HST image of Gliese 623AB, a nearby disk-dwarf binary system Binary stars provide an important avenue for setting constraints on stellar evolution, particularly binary stars that consist of components with significantly different masses. The simplest means of producing stars in a dynamically bound system is during the formation process; consequently, it is reasonable to assume that the the stars are coeval and a comparison between the observed properties and predictions can constrain stellar models. Binary systems are common in stars in the Galactic disk, although the overall frequency does decrease with stellar mass, ranging from ~60-70% for G dwarfs to closer to 20% for late-type M dwarfs and ultracool dwarfs. Binaries are much rarer among the metal-poor members of the Galactic halo, with only a handful known among cool, late-type subdwarfs. The present program aims to expand the sample by using WFC3 on HST to image low-mass, metal-poor subdwarfs within 120 parsecs of the Sun, searching for close, faint companions that can be monitored for astrometric orbit determinations.

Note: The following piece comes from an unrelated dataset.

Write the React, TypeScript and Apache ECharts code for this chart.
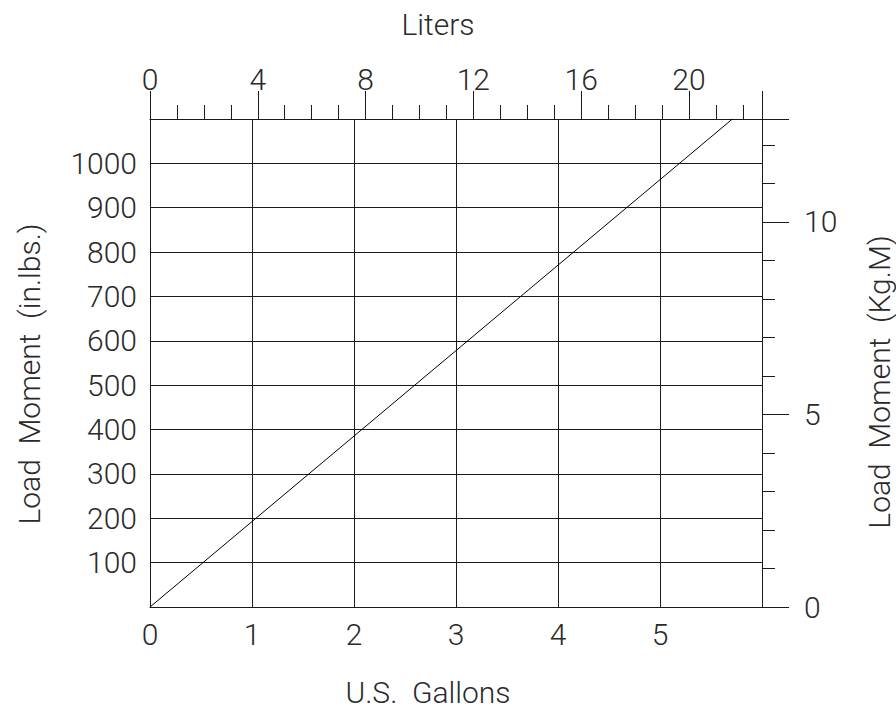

GO 11670: The Host Environments of Type Ia Supernovae in the SDSS Survey

SN 2007uy and 2008D in NGC 2770 Supernovae have long attracted the attention of both amateur and professional astronomers as a means of studying the violent eruption and death of massive stars and degenerates. However, in the last decade they have also acquired considerable importance as distance indicators, tracing the expansion of the universe to redshifts well beyond the reach of more conventional yardsticks, such as cepheids, and providing a key underpinning for the hypothesised existcen of dark energy. Understanding the supernovae themselves, and, in particular, their progenitors, is key to accurately interpreting their luminosities and distances. The present program aims to tackle that aspect of the problem by using ACS to obtain deep, high resolution images of galaxies that have harboured recent type Ia supernovae. The targets are all drawn from the Sloan Digital Sky Survey, which has uncovered more than than 500 type Ia supernovae,. The supernovae themselves are long gone from view, but the ACS data will be used to probe the stellar populations in the immediate vicinity of the explosion, and hence gain a better understanding of the likely progenitor.

GO 11702: Search for Very High-z Galaxies with WFC3 Pure Parallel

The ACS optical/far-red image of the Hubble Ultra Deep Field Galaxy evolution in the early Universe is a discipline of astronomy that has been transformed by observations with the Hubble Space Telescope. The original Hubble Deep Field, the product of 10 days observation in December 1995 of a single pointing of Wide Field Planetary Camera 2, demonstrated conclusively that galaxy formation was a far from passive process. The images revealed numerous blue disturbed and irregular systems, characteristic of star formation in galaxy collisions and mergers. Building on this initial progam, the Hubble Deep Field South (HDFS) provided matching data for a second southern field, allowing a first assessment of likely effects due to field to field cosmic variance, and the Hubble Ultra-Deep Field (UDF) probed to even fainter magitude with the Advanced Camera for Surveys (ACS). The highest redshift objects found in the UDF have redshifts approaching z~7. Pushing to larger distances, and greater ages, demands observatons at near-infrared wavelengths, as the characteristics signatures of star formation are driven further redward in the spectrum. Wide Field Camera 3, installed in Servicing Mission 4, is well suited to these observations, and a number of programs are in place in Cycle 17 that address these issues. Indeed, WFC3 is employed in pure parallel mode by several programs. These take advantage of other science programs, usually with COS, that involve 2-5 orbit pointings on sources at high galactic latitude. The WFC3 pointing is unplanned, since it depends on the orientation adopted for the prime observations, but 2-5 orbits of IR imaging can reach galaxies at redshifts exceeding z=7 (potentially even z~8) in high latitude fields. This is one of two such programs in the cycle 17 portfolio.